=== Data section ===

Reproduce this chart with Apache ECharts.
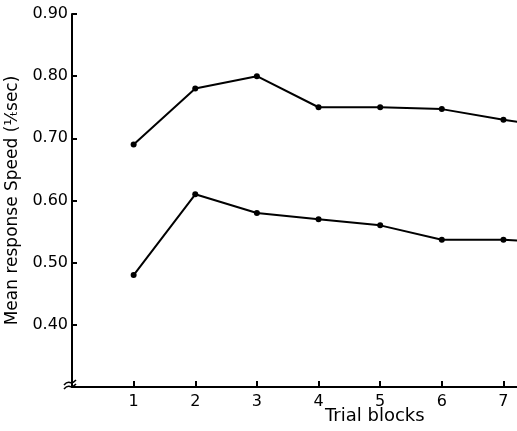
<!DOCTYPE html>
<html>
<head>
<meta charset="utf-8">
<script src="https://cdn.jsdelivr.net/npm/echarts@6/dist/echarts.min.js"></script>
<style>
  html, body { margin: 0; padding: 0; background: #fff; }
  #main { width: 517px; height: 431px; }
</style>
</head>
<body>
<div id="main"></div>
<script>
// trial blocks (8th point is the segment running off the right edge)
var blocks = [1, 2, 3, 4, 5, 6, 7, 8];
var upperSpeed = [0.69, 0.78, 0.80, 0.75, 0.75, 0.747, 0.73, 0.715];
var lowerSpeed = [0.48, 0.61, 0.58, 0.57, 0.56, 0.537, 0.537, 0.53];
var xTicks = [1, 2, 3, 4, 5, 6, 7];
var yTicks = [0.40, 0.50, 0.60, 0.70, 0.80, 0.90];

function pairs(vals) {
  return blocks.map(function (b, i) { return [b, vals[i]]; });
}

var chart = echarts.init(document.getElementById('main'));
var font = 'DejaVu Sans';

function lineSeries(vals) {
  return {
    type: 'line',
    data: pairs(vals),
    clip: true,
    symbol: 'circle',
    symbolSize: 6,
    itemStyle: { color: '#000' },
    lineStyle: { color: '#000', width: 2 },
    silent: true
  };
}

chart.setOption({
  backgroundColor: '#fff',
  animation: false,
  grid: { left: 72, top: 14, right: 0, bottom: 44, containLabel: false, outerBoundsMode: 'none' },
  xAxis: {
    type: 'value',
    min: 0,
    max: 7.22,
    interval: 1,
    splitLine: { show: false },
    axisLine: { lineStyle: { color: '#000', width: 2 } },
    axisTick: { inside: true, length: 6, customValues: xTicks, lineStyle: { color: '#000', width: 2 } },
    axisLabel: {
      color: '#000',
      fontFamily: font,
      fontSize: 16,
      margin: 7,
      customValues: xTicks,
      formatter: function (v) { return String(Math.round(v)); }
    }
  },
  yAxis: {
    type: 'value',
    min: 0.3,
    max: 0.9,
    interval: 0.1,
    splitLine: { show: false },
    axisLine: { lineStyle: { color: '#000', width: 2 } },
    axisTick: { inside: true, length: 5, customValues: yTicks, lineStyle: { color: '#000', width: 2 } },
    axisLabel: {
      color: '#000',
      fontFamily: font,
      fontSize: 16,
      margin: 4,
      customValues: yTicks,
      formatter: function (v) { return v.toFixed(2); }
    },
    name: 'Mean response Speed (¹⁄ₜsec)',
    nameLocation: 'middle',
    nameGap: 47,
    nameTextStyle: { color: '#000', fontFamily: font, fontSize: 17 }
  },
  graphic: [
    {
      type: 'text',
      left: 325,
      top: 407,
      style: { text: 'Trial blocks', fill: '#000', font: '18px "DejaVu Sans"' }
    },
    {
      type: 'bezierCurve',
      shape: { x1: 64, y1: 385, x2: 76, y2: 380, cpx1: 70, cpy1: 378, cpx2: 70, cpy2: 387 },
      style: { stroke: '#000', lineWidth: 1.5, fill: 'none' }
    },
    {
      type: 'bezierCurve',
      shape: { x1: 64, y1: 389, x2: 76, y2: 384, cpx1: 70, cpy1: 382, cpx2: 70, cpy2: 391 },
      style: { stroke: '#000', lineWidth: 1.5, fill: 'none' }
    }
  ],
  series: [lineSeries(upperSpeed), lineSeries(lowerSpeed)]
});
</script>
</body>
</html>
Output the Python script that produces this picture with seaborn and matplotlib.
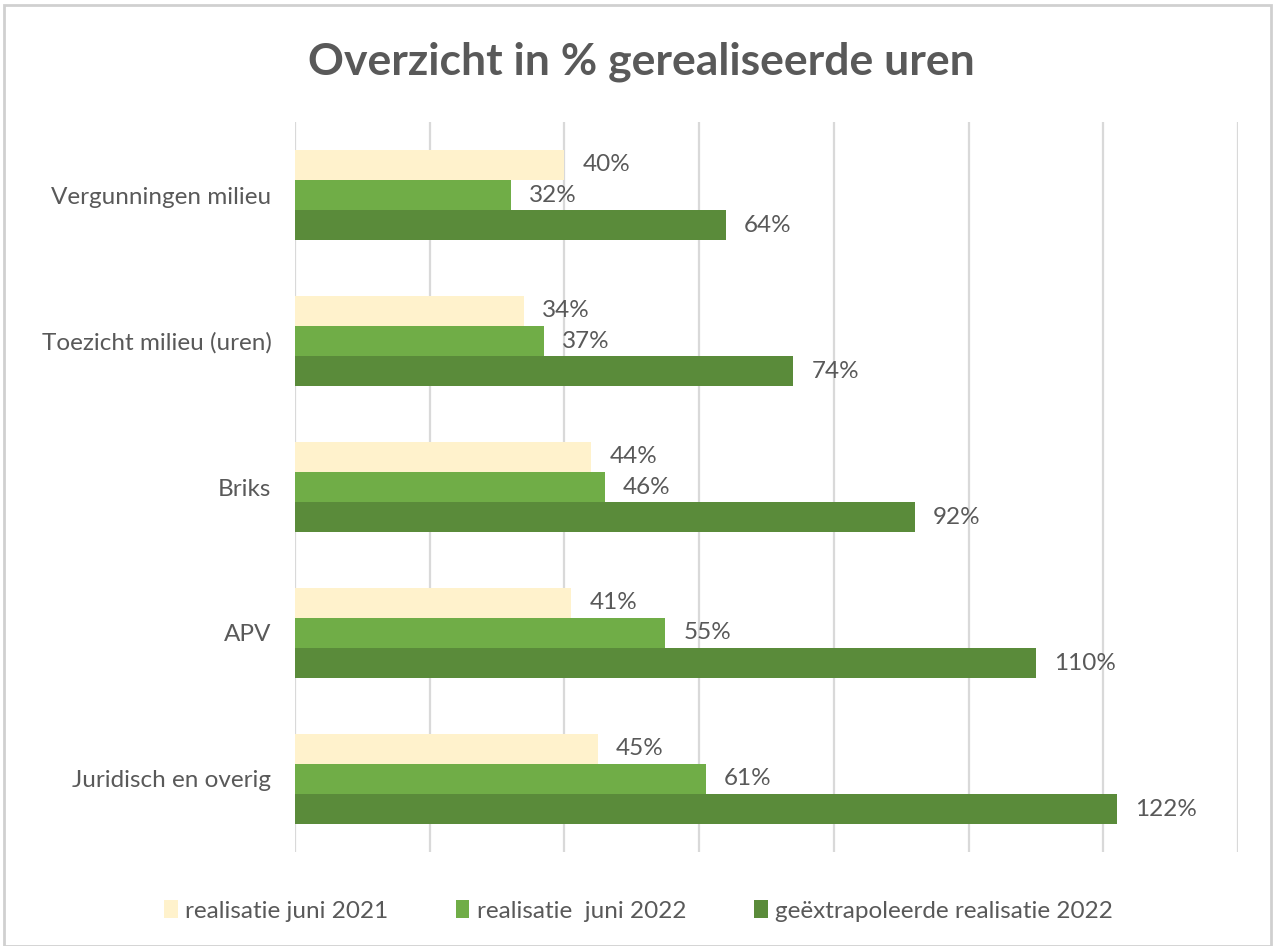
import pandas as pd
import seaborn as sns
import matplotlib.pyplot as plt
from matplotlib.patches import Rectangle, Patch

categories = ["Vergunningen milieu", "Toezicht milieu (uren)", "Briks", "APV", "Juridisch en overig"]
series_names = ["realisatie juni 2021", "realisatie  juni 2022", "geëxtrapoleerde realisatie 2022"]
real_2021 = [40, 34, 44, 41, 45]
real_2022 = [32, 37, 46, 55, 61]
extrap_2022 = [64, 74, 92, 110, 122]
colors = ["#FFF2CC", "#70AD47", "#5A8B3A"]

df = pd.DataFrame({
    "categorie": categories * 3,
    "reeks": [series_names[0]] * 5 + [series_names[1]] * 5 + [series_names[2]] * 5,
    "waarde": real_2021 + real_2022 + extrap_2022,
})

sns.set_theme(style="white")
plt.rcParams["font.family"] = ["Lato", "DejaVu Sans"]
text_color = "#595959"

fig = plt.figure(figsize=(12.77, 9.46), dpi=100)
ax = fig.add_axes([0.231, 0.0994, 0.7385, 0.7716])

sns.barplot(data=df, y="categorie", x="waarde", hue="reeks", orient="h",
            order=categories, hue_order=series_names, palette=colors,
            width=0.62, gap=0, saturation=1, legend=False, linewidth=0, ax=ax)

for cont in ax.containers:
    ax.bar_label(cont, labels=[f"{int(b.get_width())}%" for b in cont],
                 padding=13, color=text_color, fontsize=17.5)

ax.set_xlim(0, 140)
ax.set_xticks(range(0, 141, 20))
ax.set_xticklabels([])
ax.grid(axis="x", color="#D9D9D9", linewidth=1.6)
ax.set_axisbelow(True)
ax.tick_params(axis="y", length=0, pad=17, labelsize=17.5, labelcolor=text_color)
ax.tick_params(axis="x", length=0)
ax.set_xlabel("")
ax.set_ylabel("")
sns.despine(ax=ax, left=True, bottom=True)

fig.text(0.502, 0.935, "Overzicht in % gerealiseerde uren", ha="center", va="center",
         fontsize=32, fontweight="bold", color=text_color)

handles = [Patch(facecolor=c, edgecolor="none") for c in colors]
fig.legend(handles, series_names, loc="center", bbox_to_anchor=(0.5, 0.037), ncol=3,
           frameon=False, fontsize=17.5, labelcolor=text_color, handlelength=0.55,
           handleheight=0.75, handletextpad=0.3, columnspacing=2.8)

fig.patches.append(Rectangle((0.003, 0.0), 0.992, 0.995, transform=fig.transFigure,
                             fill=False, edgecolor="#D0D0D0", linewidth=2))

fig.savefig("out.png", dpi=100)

=== What is needed ===
Extract the entries in full, exactly as they are, minus the pictures.

=== Expected output ===
Reproduce this chart with Apache ECharts.
<!DOCTYPE html>
<html>
<head>
<meta charset="utf-8">
<script src="https://cdn.jsdelivr.net/npm/echarts@6/dist/echarts.min.js"></script>
<style>
  html, body { margin: 0; padding: 0; background: #fff; }
  #main { width: 517px; height: 431px; }
</style>
</head>
<body>
<div id="main"></div>
<script>
// trial blocks (8th point is the segment running off the right edge)
var blocks = [1, 2, 3, 4, 5, 6, 7, 8];
var upperSpeed = [0.69, 0.78, 0.80, 0.75, 0.75, 0.747, 0.73, 0.715];
var lowerSpeed = [0.48, 0.61, 0.58, 0.57, 0.56, 0.537, 0.537, 0.53];
var xTicks = [1, 2, 3, 4, 5, 6, 7];
var yTicks = [0.40, 0.50, 0.60, 0.70, 0.80, 0.90];

function pairs(vals) {
  return blocks.map(function (b, i) { return [b, vals[i]]; });
}

var chart = echarts.init(document.getElementById('main'));
var font = 'DejaVu Sans';

function lineSeries(vals) {
  return {
    type: 'line',
    data: pairs(vals),
    clip: true,
    symbol: 'circle',
    symbolSize: 6,
    itemStyle: { color: '#000' },
    lineStyle: { color: '#000', width: 2 },
    silent: true
  };
}

chart.setOption({
  backgroundColor: '#fff',
  animation: false,
  grid: { left: 72, top: 14, right: 0, bottom: 44, containLabel: false, outerBoundsMode: 'none' },
  xAxis: {
    type: 'value',
    min: 0,
    max: 7.22,
    interval: 1,
    splitLine: { show: false },
    axisLine: { lineStyle: { color: '#000', width: 2 } },
    axisTick: { inside: true, length: 6, customValues: xTicks, lineStyle: { color: '#000', width: 2 } },
    axisLabel: {
      color: '#000',
      fontFamily: font,
      fontSize: 16,
      margin: 7,
      customValues: xTicks,
      formatter: function (v) { return String(Math.round(v)); }
    }
  },
  yAxis: {
    type: 'value',
    min: 0.3,
    max: 0.9,
    interval: 0.1,
    splitLine: { show: false },
    axisLine: { lineStyle: { color: '#000', width: 2 } },
    axisTick: { inside: true, length: 5, customValues: yTicks, lineStyle: { color: '#000', width: 2 } },
    axisLabel: {
      color: '#000',
      fontFamily: font,
      fontSize: 16,
      margin: 4,
      customValues: yTicks,
      formatter: function (v) { return v.toFixed(2); }
    },
    name: 'Mean response Speed (¹⁄ₜsec)',
    nameLocation: 'middle',
    nameGap: 47,
    nameTextStyle: { color: '#000', fontFamily: font, fontSize: 17 }
  },
  graphic: [
    {
      type: 'text',
      left: 325,
      top: 407,
      style: { text: 'Trial blocks', fill: '#000', font: '18px "DejaVu Sans"' }
    },
    {
      type: 'bezierCurve',
      shape: { x1: 64, y1: 385, x2: 76, y2: 380, cpx1: 70, cpy1: 378, cpx2: 70, cpy2: 387 },
      style: { stroke: '#000', lineWidth: 1.5, fill: 'none' }
    },
    {
      type: 'bezierCurve',
      shape: { x1: 64, y1: 389, x2: 76, y2: 384, cpx1: 70, cpy1: 382, cpx2: 70, cpy2: 391 },
      style: { stroke: '#000', lineWidth: 1.5, fill: 'none' }
    }
  ],
  series: [lineSeries(upperSpeed), lineSeries(lowerSpeed)]
});
</script>
</body>
</html>
Output the Python script that produces this picture with seaborn and matplotlib.
import pandas as pd
import seaborn as sns
import matplotlib.pyplot as plt
from matplotlib.patches import Rectangle, Patch

categories = ["Vergunningen milieu", "Toezicht milieu (uren)", "Briks", "APV", "Juridisch en overig"]
series_names = ["realisatie juni 2021", "realisatie  juni 2022", "geëxtrapoleerde realisatie 2022"]
real_2021 = [40, 34, 44, 41, 45]
real_2022 = [32, 37, 46, 55, 61]
extrap_2022 = [64, 74, 92, 110, 122]
colors = ["#FFF2CC", "#70AD47", "#5A8B3A"]

df = pd.DataFrame({
    "categorie": categories * 3,
    "reeks": [series_names[0]] * 5 + [series_names[1]] * 5 + [series_names[2]] * 5,
    "waarde": real_2021 + real_2022 + extrap_2022,
})

sns.set_theme(style="white")
plt.rcParams["font.family"] = ["Lato", "DejaVu Sans"]
text_color = "#595959"

fig = plt.figure(figsize=(12.77, 9.46), dpi=100)
ax = fig.add_axes([0.231, 0.0994, 0.7385, 0.7716])

sns.barplot(data=df, y="categorie", x="waarde", hue="reeks", orient="h",
            order=categories, hue_order=series_names, palette=colors,
            width=0.62, gap=0, saturation=1, legend=False, linewidth=0, ax=ax)

for cont in ax.containers:
    ax.bar_label(cont, labels=[f"{int(b.get_width())}%" for b in cont],
                 padding=13, color=text_color, fontsize=17.5)

ax.set_xlim(0, 140)
ax.set_xticks(range(0, 141, 20))
ax.set_xticklabels([])
ax.grid(axis="x", color="#D9D9D9", linewidth=1.6)
ax.set_axisbelow(True)
ax.tick_params(axis="y", length=0, pad=17, labelsize=17.5, labelcolor=text_color)
ax.tick_params(axis="x", length=0)
ax.set_xlabel("")
ax.set_ylabel("")
sns.despine(ax=ax, left=True, bottom=True)

fig.text(0.502, 0.935, "Overzicht in % gerealiseerde uren", ha="center", va="center",
         fontsize=32, fontweight="bold", color=text_color)

handles = [Patch(facecolor=c, edgecolor="none") for c in colors]
fig.legend(handles, series_names, loc="center", bbox_to_anchor=(0.5, 0.037), ncol=3,
           frameon=False, fontsize=17.5, labelcolor=text_color, handlelength=0.55,
           handleheight=0.75, handletextpad=0.3, columnspacing=2.8)

fig.patches.append(Rectangle((0.003, 0.0), 0.992, 0.995, transform=fig.transFigure,
                             fill=False, edgecolor="#D0D0D0", linewidth=2))

fig.savefig("out.png", dpi=100)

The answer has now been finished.